Psychologists explain that people in acute grief pass through phases. Shock. Disbelief. Anger. Guilt. Quiet acceptance. Slow healing. Each phase is fragile. Any disturbance, especially public exposure, can reopen wounds. And reopening of wounds is more agonizing.

Further studies suggest that interference from outsiders prolongs healing. Particularly damaging are unwanted pics or videos. The comments analysing the tragedy. Social media debates about the deceased. Speculations, assumptions and sensationalism. The first month is the most sensitive. The brain is in “emotional survival mode.” Every trigger feels sharper.

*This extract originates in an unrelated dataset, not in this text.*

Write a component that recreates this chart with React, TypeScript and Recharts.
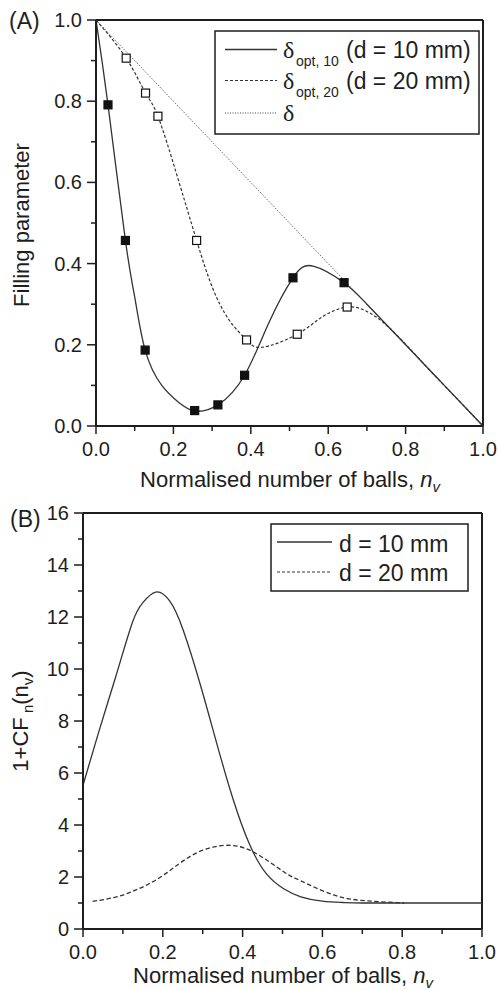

Every reminder feels heavier. When a video resurfaces again and again, the grieving family is forced to relive the loss repeatedly. They cannot move forward. They cannot rest. Their grief becomes a loop, endless and exhausting.

What can instead help bereaved? Noiseless support. Presence without pressure. Listening without giving advice. Protecting privacy. Allowing silence. Not asking intrusive questions. Respecting what the family wants to be shared and what they don’t. Compassion is simple. But it requires restraint. And that is where we often fail as a society.

Let’s be people who respect grief. Every community has two choices. To comfort or to consume. If we keep turning tragedies into shareable material, we will lose something vital. Our collective sensitivity!

Bottomline: Nine lives were lost. Families shattered. Children left without fathers. Homes left without voices. Let us not add to their burden. Let us not make their grief a public theatre or an opportunity for photo-op. Let us not turn sorrow into media display.

In moments like these, genuine humanity is tested. Not by how loudly we mourn online or how trespassing offline, but by how silently we stand with the grieving—and how we support them in the long run.